Now picture what happens when you rush. Say you set your contribution rate very high so you reach the annual cap by September. From January through September you are contributing hard, and your employer is matching each paycheck along the way. Then you hit the limit and the payroll system shuts off your contributions for the rest of the year. October, November, and December arrive, and you put in nothing because you legally cannot add more. With no contribution in those checks, many plans give you no match in those checks either. You just skipped three months of free money without realizing it.
The numbers make it concrete. Imagine you earn ninety thousand dollars a year and your employer matches half of the first six percent. Six percent of your salary is fifty-four hundred dollars, so a full year of steady contributing earns you twenty-seven hundred dollars in match. Spread evenly, that comes to about two hundred twenty-five dollars of match every month. If you max out early and add nothing for the final quarter, you can lose three months of that match, which is roughly six to seven hundred dollars gone in a single year. Repeat that pattern across a career and you are looking at tens of thousands of dollars, before you even count the growth that money would have earned.
There is one thing that can save you, and it is called a true-up. A true-up is a provision where the plan looks back at the end of the year, sees that you contributed enough to have earned the full match, and pays you the difference you missed. Some employers offer it, and if yours does, the early-max strategy costs you nothing but the timing. The problem is that a true-up is not required by law, and plenty of plans do not include one. Many savers assume they are protected when they are not, simply because nobody ever explained the detail. The only way to know for sure is to read your summary plan description or ask your benefits team directly.
Fixing this is simple once you can see it. If your plan has no true-up, the goal is to spread your contributions so your final paycheck of the year is still adding money and still earning a match. Take the annual limit, divide it across your number of pay periods, and set your contribution percentage so you land at the cap in late December rather than early fall. If your pay changes during the year with a raise or a bonus, revisit the math so you do not accidentally finish early. And if a large bonus funnels into the plan, account for it so it does not push you over the line ahead of schedule. A few minutes with a calculator protects the entire match.

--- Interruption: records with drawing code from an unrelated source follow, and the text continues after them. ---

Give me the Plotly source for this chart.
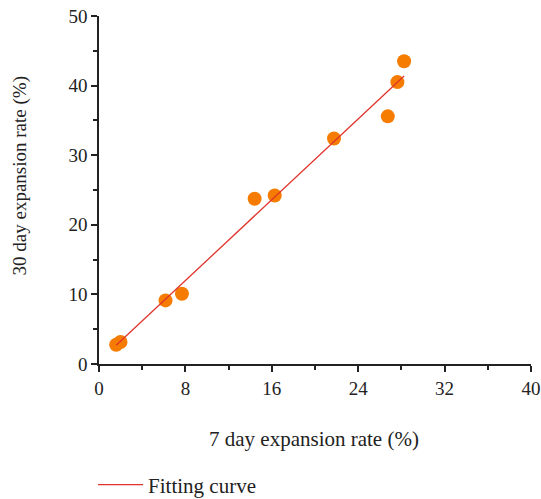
import numpy as np
import plotly.graph_objects as go

# Data
x7 = [1.59, 1.99, 6.16, 7.68, 14.41, 16.27, 21.76, 26.74, 27.63, 28.25]
y30 = [2.77, 3.16, 9.14, 10.1, 23.75, 24.2, 32.4, 35.58, 40.5, 43.5]
x_ticks = [0, 8, 16, 24, 32, 40]
y_ticks = [0, 10, 20, 30, 40, 50]

slope, intercept = np.polyfit(x7, y30, 1)
fit_x = [min(x7), max(x7)]
fit_y = [slope * v + intercept for v in fit_x]

FONT = "Liberation Serif"
INK = "#222"

fig = go.Figure()
fig.add_trace(go.Scatter(
    x=x7, y=y30, mode="markers",
    marker=dict(color="#F57C00", size=14, line=dict(width=0)),
    showlegend=False,
))
fig.add_trace(go.Scatter(
    x=fit_x, y=fit_y, mode="lines",
    line=dict(color="#E0332B", width=1.3),
    name="Fitting curve",
))

axis_common = dict(
    showgrid=False, zeroline=False, showline=True, linecolor=INK,
    linewidth=1.5, ticks="outside", ticklen=6, tickwidth=1.5, tickcolor=INK,
    tickfont=dict(family=FONT, size=19, color=INK),
    ticklabeloverflow="allow",
)
fig.update_xaxes(range=[0, 40], tickvals=x_ticks,
                 minor=dict(dtick=4, ticks="outside", ticklen=4, tickwidth=1.5, tickcolor=INK),
                 **axis_common)
fig.update_yaxes(range=[0, 50], tickvals=y_ticks,
                 minor=dict(dtick=5, ticks="outside", ticklen=4, tickwidth=1.5, tickcolor=INK),
                 **axis_common)

fig.add_annotation(text="7 day expansion rate (%)", xref="paper", yref="paper",
                   x=0.498, y=-0.215, showarrow=False, xanchor="center", yanchor="middle",
                   font=dict(family=FONT, size=21, color=INK))
fig.add_annotation(text="30 day expansion rate (%)", xref="paper", yref="paper",
                   x=-0.182, y=0.54, showarrow=False, textangle=-90,
                   xanchor="center", yanchor="middle",
                   font=dict(family=FONT, size=19, color=INK))

fig.update_layout(
    width=541, height=499,
    margin=dict(l=99, r=10, t=16, b=135, autoexpand=False),
    plot_bgcolor="white", paper_bgcolor="white",
    showlegend=True,
    legend=dict(xref="container", yref="container",
                x=0.172, y=0.028, xanchor="left", yanchor="middle",
                itemwidth=45,
                font=dict(family=FONT, size=21, color=INK),
                bgcolor="rgba(0,0,0,0)"),
)

fig.write_html("out.html",
               config={"displayModeBar": False},
               post_script="document.body.style.margin='0';document.body.style.overflow='hidden';")
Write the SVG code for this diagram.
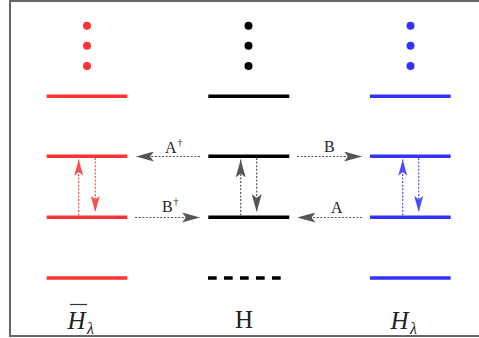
<svg xmlns="http://www.w3.org/2000/svg" width="479" height="338" viewBox="0 0 479 338">
<style>
.frame{stroke:#666;stroke-width:2;fill:none}
.lvl{stroke-width:3.6;fill:none}
.red{stroke:#ff3333}
.blk{stroke:#000}
.blu{stroke:#3333ff}
.dr{fill:#ff3333}
.db{fill:#000}
.du{fill:#3333ff}
.hc{stroke:#555;stroke-width:1.2;stroke-dasharray:2 1.6;fill:none}
.vr{stroke:#ff4d4d;stroke-width:1.2;stroke-dasharray:2 1.6;fill:none}
.vk{stroke:#555;stroke-width:1.2;stroke-dasharray:2 1.6;fill:none}
.vb{stroke:#4d4dff;stroke-width:1.2;stroke-dasharray:2 1.6;fill:none}
.lbl{font-family:"Liberation Serif","Times New Roman",serif;font-size:16px;fill:#222}
.sup{font-size:10px}
.big{font-family:"Liberation Serif","Times New Roman",serif;font-size:25px;fill:#222}
.it{font-style:italic}
</style>
<defs>
<marker id="ag" markerUnits="userSpaceOnUse" viewBox="0 0 18 10" markerWidth="18" markerHeight="10" refX="18" refY="5" orient="auto"><path d="M0 0 L18 5 L0 10 L4 5 Z" fill="#555"/></marker>
<marker id="ar" markerUnits="userSpaceOnUse" viewBox="0 0 18 10" markerWidth="17" markerHeight="9" refX="18" refY="5" orient="auto"><path d="M0 0 L18 5 L0 10 L4 5 Z" fill="#ff4d4d"/></marker>
<marker id="ab" markerUnits="userSpaceOnUse" viewBox="0 0 18 10" markerWidth="17" markerHeight="9" refX="18" refY="5" orient="auto"><path d="M0 0 L18 5 L0 10 L4 5 Z" fill="#4d4dff"/></marker>
</defs>
<g id="frame">
<line class="frame" x1="9" y1="1" x2="479" y2="1"/>
<line class="frame" x1="10" y1="0" x2="10" y2="337"/>
<line class="frame" x1="9" y1="336" x2="479" y2="336"/>
</g>
<g id="Hbar">
<circle class="dr" cx="87" cy="25.7" r="4"/>
<circle class="dr" cx="87" cy="45.7" r="4"/>
<circle class="dr" cx="87" cy="66" r="4"/>
<line class="lvl red" x1="46.7" y1="96.3" x2="127.3" y2="96.3"/>
<line class="lvl red" x1="46.7" y1="156.3" x2="127.3" y2="156.3"/>
<line class="lvl red" x1="46.7" y1="217.3" x2="127.3" y2="217.3"/>
<line class="lvl red" x1="46.7" y1="278" x2="127.3" y2="278"/>
<text class="big it" x="67.5" y="329">H</text>
<text class="lbl it" x="87" y="334">λ</text>
<line x1="70" y1="304.5" x2="87" y2="304.5" stroke="#333" stroke-width="1.2"/>
</g>
<g id="H">
<circle class="db" cx="248.5" cy="25.7" r="4"/>
<circle class="db" cx="248.5" cy="45.7" r="4"/>
<circle class="db" cx="248.5" cy="66" r="4"/>
<line class="lvl blk" x1="208.3" y1="96.3" x2="289.3" y2="96.3"/>
<line class="lvl blk" x1="208.3" y1="156.3" x2="289.3" y2="156.3"/>
<line class="lvl blk" x1="208.3" y1="217.3" x2="289.3" y2="217.3"/>
<line class="lvl blk" x1="208" y1="278" x2="281" y2="278" stroke-width="4" stroke-dasharray="8.7 7.3"/>
<text class="big" x="244" y="328" text-anchor="middle">H</text>
</g>
<g id="Hl">
<circle class="du" cx="410.5" cy="25.7" r="4"/>
<circle class="du" cx="410.5" cy="45.7" r="4"/>
<circle class="du" cx="410.5" cy="66" r="4"/>
<line class="lvl blu" x1="370" y1="96.3" x2="450.7" y2="96.3"/>
<line class="lvl blu" x1="370" y1="156.3" x2="450.7" y2="156.3"/>
<line class="lvl blu" x1="370" y1="217.3" x2="450.7" y2="217.3"/>
<line class="lvl blu" x1="370" y1="278" x2="450.7" y2="278"/>
<text class="big it" x="390.5" y="329">H</text>
<text class="lbl it" x="410" y="334">λ</text>
</g>
<g id="connectors">
<line class="vr" x1="78.7" y1="215.5" x2="78.7" y2="159.5" marker-end="url(#ar)"/>
<line class="vr" x1="95.3" y1="158" x2="95.3" y2="212" marker-end="url(#ar)"/>
<line class="vk" x1="240.7" y1="215.5" x2="240.7" y2="159.5" marker-end="url(#ag)"/>
<line class="vk" x1="256.7" y1="158" x2="256.7" y2="212" marker-end="url(#ag)"/>
<line class="vb" x1="402.7" y1="215.5" x2="402.7" y2="159.5" marker-end="url(#ab)"/>
<line class="vb" x1="418.7" y1="158" x2="418.7" y2="212" marker-end="url(#ab)"/>
<line class="hc" x1="200" y1="156.5" x2="136" y2="156.5" marker-end="url(#ag)"/>
<line class="hc" x1="297" y1="156.5" x2="362" y2="156.5" marker-end="url(#ag)"/>
<line class="hc" x1="135" y1="217.5" x2="200" y2="217.5" marker-end="url(#ag)"/>
<line class="hc" x1="362" y1="217.5" x2="297.5" y2="217.5" marker-end="url(#ag)"/>
<text class="lbl" x="165" y="152.5">A</text><text class="lbl sup" x="177.5" y="146">†</text>
<text class="lbl" x="324" y="152">B</text>
<text class="lbl" x="162" y="212">B</text><text class="lbl sup" x="173.5" y="205">†</text>
<text class="lbl" x="331" y="213">A</text>
</g>
</svg>
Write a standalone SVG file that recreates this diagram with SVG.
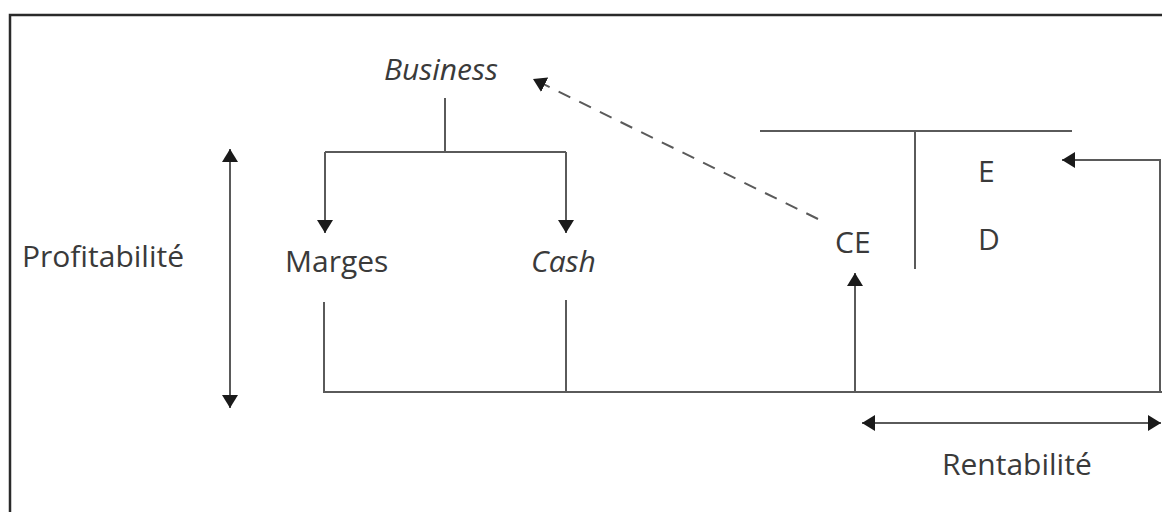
<svg xmlns="http://www.w3.org/2000/svg" width="1162" height="512" viewBox="0 0 1162 512">
<defs>
<style>
.t{font-family:"Open Sans","Liberation Sans",sans-serif;font-size:30px;fill:#3a3a3a}
.i{font-style:italic}
.ln{stroke:#5a5a5a;stroke-width:2;fill:none}
.fr{stroke:#2a2a2a;stroke-width:2.5;fill:none}
</style>
<marker id="ah" viewBox="0 0 13 16" refX="13" refY="8" markerWidth="13" markerHeight="16" markerUnits="userSpaceOnUse" orient="auto-start-reverse">
<path d="M0,0 L13,8 L0,16 z" fill="#1a1a1a"/>
</marker>
</defs>
<rect width="1162" height="512" fill="#ffffff"/>
<path class="fr" d="M10,512 V15 H1162"/>
<g id="business"><text class="t i" x="384" y="80" font-size="31">Business</text></g>
<g id="marges"><text class="t" x="285" y="272">Marges</text></g>
<g id="cash"><text class="t i" x="531" y="272">Cash</text></g>
<g id="profitabilite"><text class="t" x="22" y="267">Profitabilité</text></g>
<g id="rentabilite"><text class="t" x="942" y="475">Rentabilité</text></g>
<g id="ce"><text class="t" x="835" y="253">CE</text></g>
<g id="bilan">
<path class="ln" d="M760,131 H1072 M915,131 V269"/>
<text class="t" x="978" y="182">E</text>
<text class="t" x="978" y="250">D</text>
</g>
<g id="connectors">
<path class="ln" d="M445,98 V152 M325,152 H566"/>
<path class="ln" d="M325,152 V233" marker-end="url(#ah)"/>
<path class="ln" d="M566,152 V233" marker-end="url(#ah)"/>
<path class="ln" d="M324,302 V392 H1162 M566,300 V392"/>
<path class="ln" d="M855,392 V273" marker-end="url(#ah)"/>
<path class="ln" d="M1160,392 V160 H1062" marker-end="url(#ah)"/>
<path class="ln" d="M818,219 L533,79" stroke-dasharray="13,10" marker-end="url(#ah)"/>
<path class="ln" d="M230,149 V408" marker-start="url(#ah)" marker-end="url(#ah)"/>
<path class="ln" d="M862,423 H1161" marker-start="url(#ah)" marker-end="url(#ah)"/>
</g>
</svg>
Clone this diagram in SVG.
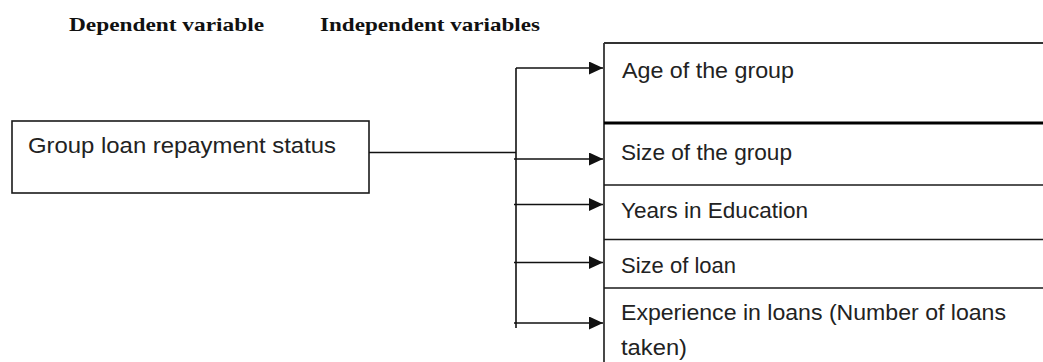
<svg xmlns="http://www.w3.org/2000/svg" width="1043" height="362" viewBox="0 0 1043 362">
<style>
.hdr{font-family:"Liberation Serif","Times New Roman",serif;font-weight:bold;font-size:19.5px;fill:#111}
.lbl{font-family:"Liberation Sans",Arial,sans-serif;font-size:22px;fill:#222}
.box{fill:#fff;stroke:#1a1a1a;stroke-width:1.6}
.div{stroke:#1a1a1a;stroke-width:1.6;fill:none}
.con{stroke:#111;stroke-width:1.6;fill:none}
</style>
<defs>
<marker id="ah" markerWidth="14" markerHeight="13" refX="14" refY="6.5" orient="auto" markerUnits="userSpaceOnUse">
<path d="M0,0 L14,6.5 L0,13 z" fill="#111"/>
</marker>
</defs>
<rect width="1043" height="362" fill="#fff"/>
<g id="headers">
<text class="hdr" x="69" y="31" textLength="195" lengthAdjust="spacingAndGlyphs">Dependent variable</text>
<text class="hdr" x="320" y="31" textLength="220" lengthAdjust="spacingAndGlyphs">Independent variables</text>
</g>
<g id="dependent">
<rect class="box" x="12" y="121" width="357" height="72"/>
<text class="lbl" x="28" y="153" textLength="308" lengthAdjust="spacingAndGlyphs">Group loan repayment status</text>
</g>
<g id="independent-frame">
<line class="div" x1="604" y1="43" x2="604" y2="362"/>
<line x1="604" y1="43" x2="1043" y2="43" stroke="#333" stroke-width="2.2"/>
</g>
<g id="age">
<line x1="604" y1="123" x2="1043" y2="123" stroke="#000" stroke-width="3"/>
<text class="lbl" x="622" y="78" textLength="172" lengthAdjust="spacingAndGlyphs">Age of the group</text>
</g>
<g id="size-group">
<line class="div" x1="604" y1="185" x2="1043" y2="185"/>
<text class="lbl" x="621" y="160" textLength="171" lengthAdjust="spacingAndGlyphs">Size of the group</text>
</g>
<g id="education">
<line class="div" x1="604" y1="239.5" x2="1043" y2="239.5"/>
<text class="lbl" x="621" y="218" textLength="187" lengthAdjust="spacingAndGlyphs">Years in Education</text>
</g>
<g id="size-loan">
<line class="div" x1="604" y1="288" x2="1043" y2="288"/>
<text class="lbl" x="621" y="273" textLength="115" lengthAdjust="spacingAndGlyphs">Size of loan</text>
</g>
<g id="experience">
<text class="lbl" x="621" y="320" textLength="385" lengthAdjust="spacingAndGlyphs">Experience in loans (Number of loans</text>
<text class="lbl" x="621" y="355" textLength="66" lengthAdjust="spacingAndGlyphs">taken)</text>
</g>
<g id="connectors">
<line class="con" x1="369" y1="152.5" x2="516" y2="152.5"/>
<line class="con" x1="516" y1="68" x2="516" y2="328"/>
<line class="con" x1="516" y1="68" x2="603" y2="68" marker-end="url(#ah)"/>
<line class="con" x1="514" y1="159" x2="603" y2="159" marker-end="url(#ah)"/>
<line class="con" x1="514" y1="204.5" x2="603" y2="204.5" marker-end="url(#ah)"/>
<line class="con" x1="514" y1="262.5" x2="603" y2="262.5" marker-end="url(#ah)"/>
<line class="con" x1="514" y1="323" x2="603" y2="323" marker-end="url(#ah)"/>
</g>
</svg>
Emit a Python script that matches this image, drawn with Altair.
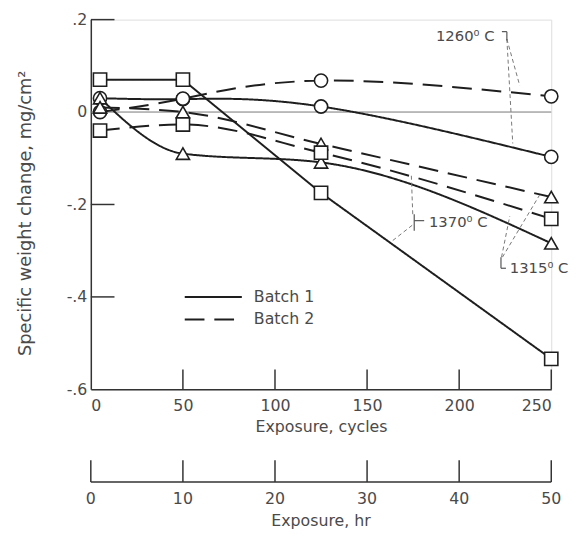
import altair as alt
import pandas as pd

# ---- data ----
cycles = [5, 50, 125, 250]
b1_1260 = [0.03, 0.028, 0.012, -0.097]
b2_1260 = [0.0, 0.029, 0.068, 0.034]
b1_1315 = [0.03, -0.09, -0.109, -0.284]
b2_1315 = [0.01, 0.0, -0.069, -0.184]
b1_1370 = [0.07, 0.07, -0.175, -0.534]
b2_1370 = [-0.04, -0.027, -0.088, -0.231]

batches = ["Batch 1", "Batch 2"]
temps = ["1260", "1315", "1370"]

y_ticks = [0.2, 0.0, -0.2, -0.4, -0.6]
y_inner_ticks = [0.2, -0.2, -0.4]
x_ticks = [0, 50, 100, 150, 200, 250]
x_inner_ticks = [50, 100, 150, 200, 250]
hr_ticks = [0, 10, 20, 30, 40, 50]

ann_text = ["1260\u2070 C", "1370\u2070 C", "1315\u2070 C"]
ann_x = [187.4, 183.6, 227.5]
ann_y = [0.164, -0.237, -0.338]

# leader lines (x, y, x2, y2)
lead_x = [225.9, 225.9, 174.8, 174.5, 223.0, 223.5]
lead_y = [0.158, 0.158, -0.221, -0.245, -0.314, -0.314]
lead_x2 = [232.9, 229.1, 174.0, 163.3, 227.5, 243.6]
lead_y2 = [0.057, -0.068, -0.134, -0.280, -0.225, -0.180]

stub_x = [223.2, 225.9, 175.6, 175.6, 222.7, 222.7]
stub_y = [0.174, 0.174, -0.221, -0.235, -0.314, -0.338]
stub_x2 = [225.9, 225.9, 175.6, 181.0, 222.7, 225.4]
stub_y2 = [0.174, 0.155, -0.257, -0.235, -0.338, -0.338]

# legend placement (data units)
leg_x = [51.0, 51.0]
leg_x2 = [82.0, 82.0]
leg_y = [-0.400, -0.449]
leg_tx = [88.5, 88.5]

# ---- build tables ----
series = {
    ("Batch 1", "1260"): b1_1260,
    ("Batch 2", "1260"): b2_1260,
    ("Batch 1", "1315"): b1_1315,
    ("Batch 2", "1315"): b2_1315,
    ("Batch 1", "1370"): b1_1370,
    ("Batch 2", "1370"): b2_1370,
}
rows = []
for (b, t), vals in series.items():
    for c, v in zip(cycles, vals):
        rows.append({"cycles": c, "value": v, "batch": b, "temp": t, "series": b + " " + t})
df = pd.DataFrame(rows)

FONT = "DejaVu Sans"
TXT = "#4a4a4a"
INK = "#1e1e1e"

x_scale = alt.Scale(domain=[0, 250], nice=False, zero=False)
y_scale = alt.Scale(domain=[-0.6, 0.2], nice=False, zero=False)

X = alt.X("cycles:Q", scale=x_scale,
          axis=alt.Axis(values=x_ticks, tickSize=0, grid=False, domainColor="#333",
                        domainWidth=1.5, labelPadding=8, labelFontSize=16, labelFont=FONT,
                        labelColor=TXT, title="Exposure, cycles", titleFontSize=16,
                        titleFont=FONT, titleColor=TXT, titleFontWeight="normal",
                        titlePadding=6))
Y = alt.Y("value:Q", scale=y_scale,
          axis=alt.Axis(values=y_ticks, tickSize=0, grid=False, domainColor="#333",
                        domainWidth=1.5, labelPadding=4, labelFontSize=16, labelFont=FONT,
                        labelColor=TXT,
                        labelExpr="datum.value == 0 ? '0' : replace(replace(format(datum.value, '.1f'), '0.', '.'), '\u2212', '-')",
                        title="Specific weight change, mg/cm\u00b2", titleFontSize=18,
                        titleFont=FONT, titleColor=TXT, titleFontWeight="normal",
                        titleAngle=270, titleAlign="center", titleBaseline="middle",
                        titleX=-66, titleY=196))

dash_scale = alt.Scale(domain=batches, range=[[1, 0], [20, 10]])

base = alt.Chart(df)

natural = base.transform_filter(alt.FieldOneOfPredicate(field="temp", oneOf=["1260"])).mark_line(
    interpolate="natural", color=INK, strokeWidth=2).encode(
    x=X, y=Y, detail="series:N", strokeDash=alt.StrokeDash("batch:N", scale=dash_scale, legend=None))
mono = base.transform_filter(
    alt.FieldOneOfPredicate(field="series", oneOf=["Batch 1 1315", "Batch 2 1315", "Batch 2 1370"])
).mark_line(interpolate="monotone", color=INK, strokeWidth=2).encode(
    x="cycles:Q", y="value:Q", detail="series:N",
    strokeDash=alt.StrokeDash("batch:N", scale=dash_scale, legend=None))
linear = base.transform_filter(alt.FieldEqualPredicate(field="series", equal="Batch 1 1370")).mark_line(
    color=INK, strokeWidth=2).encode(x="cycles:Q", y="value:Q", detail="series:N",
                                     strokeDash=alt.StrokeDash("batch:N", scale=dash_scale, legend=None))

points = base.mark_point(filled=True, fill="white", stroke=INK, strokeWidth=1.6, size=180, opacity=1).encode(
    x="cycles:Q", y="value:Q",
    shape=alt.Shape("temp:N", scale=alt.Scale(domain=temps, range=["circle", "triangle-up", "square"]),
                    legend=None))

zero = alt.Chart(pd.DataFrame({"x0": [0], "x1": [250], "y": [0.0]})).mark_rule(
    color="#777", strokeWidth=1).encode(x="x0:Q", x2="x1:Q", y="y:Q")

ytick = alt.Chart(pd.DataFrame({"v": y_inner_ticks})).mark_rule(color="#333", strokeWidth=1.5).encode(
    y="v:Q", x=alt.value(0), x2=alt.value(24))
xtick = alt.Chart(pd.DataFrame({"v": x_inner_ticks})).mark_rule(color="#333", strokeWidth=1.5).encode(
    x="v:Q", y=alt.value(355), y2=alt.value(375))

# legend drawn by hand
leg_df = pd.DataFrame({"batch": batches, "x": leg_x, "x2": leg_x2, "y": leg_y, "tx": leg_tx})
leg_lines = alt.Chart(leg_df).mark_rule(color=INK, strokeWidth=2).encode(
    x="x:Q", x2="x2:Q", y="y:Q", strokeDash=alt.StrokeDash("batch:N", scale=dash_scale, legend=None))
leg_text = alt.Chart(leg_df).mark_text(font=FONT, fontSize=16, color=TXT, align="left",
                                       baseline="middle").encode(x="tx:Q", y="y:Q", text="batch:N")

# second (hours) axis
hr_df = pd.DataFrame({"hr": hr_ticks})
hr_base = alt.Chart(hr_df).transform_calculate(cyc="datum.hr * 5")
hr_line = hr_base.mark_rule(color="#333", strokeWidth=1.5).encode(
    x="min(cyc):Q", x2="max(cyc):Q", y=alt.value(469))
hr_tk = hr_base.mark_rule(color="#333", strokeWidth=1.5).encode(
    x="cyc:Q", y=alt.value(447), y2=alt.value(469))
hr_lab = hr_base.mark_text(font=FONT, fontSize=16, color=TXT, baseline="middle").encode(
    x="cyc:Q", y=alt.value(486), text="hr:Q")
hr_title = alt.Chart(pd.DataFrame({"t": ["Exposure, hr"], "x": [125]})).mark_text(
    font=FONT, fontSize=16, color=TXT, baseline="middle").encode(x="x:Q", y=alt.value(509), text="t:N")

# annotations
ann = alt.Chart(pd.DataFrame({"t": ann_text, "x": ann_x, "y": ann_y})).mark_text(
    font=FONT, fontSize=15, color=TXT, align="left", baseline="middle").encode(x="x:Q", y="y:Q", text="t:N")
leads = alt.Chart(pd.DataFrame({"x": lead_x, "y": lead_y, "x2": lead_x2, "y2": lead_y2})).mark_rule(
    color="#777", strokeWidth=1, strokeDash=[4, 3]).encode(x="x:Q", y="y:Q", x2="x2:Q", y2="y2:Q")
stubs = alt.Chart(pd.DataFrame({"x": stub_x, "y": stub_y, "x2": stub_x2, "y2": stub_y2})).mark_rule(
    color="#555", strokeWidth=1.2).encode(x="x:Q", y="y:Q", x2="x2:Q", y2="y2:Q")

chart = alt.layer(
    zero, ytick, xtick, natural, mono, linear, points, leads, stubs, ann,
    leg_lines, leg_text, hr_line, hr_tk, hr_lab, hr_title
).properties(
    width=467, height=375,
    autosize=alt.AutoSizeParams(type="none"),
    padding={"left": 84, "top": 8, "right": 18, "bottom": 147},
).configure_view(stroke=None).configure(background="white")

chart.save("out.html", embed_options={"renderer": "svg", "actions": False})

The reason this matters goes beyond one year of missed dollars. An employer match is one of the few guaranteed returns you will ever get, an instant boost on your own money before the market does anything at all. Leaving part of it behind is like turning down a raise you already qualified for. Over decades, those skipped matches and the compounding they would have produced can carve a real dent in what you retire with. The savers who win here are not the ones who move fastest, they are the ones who move steadily and understand the rules of their own plan. Retirement saving rewards consistency, and in this case the steady approach truly does win.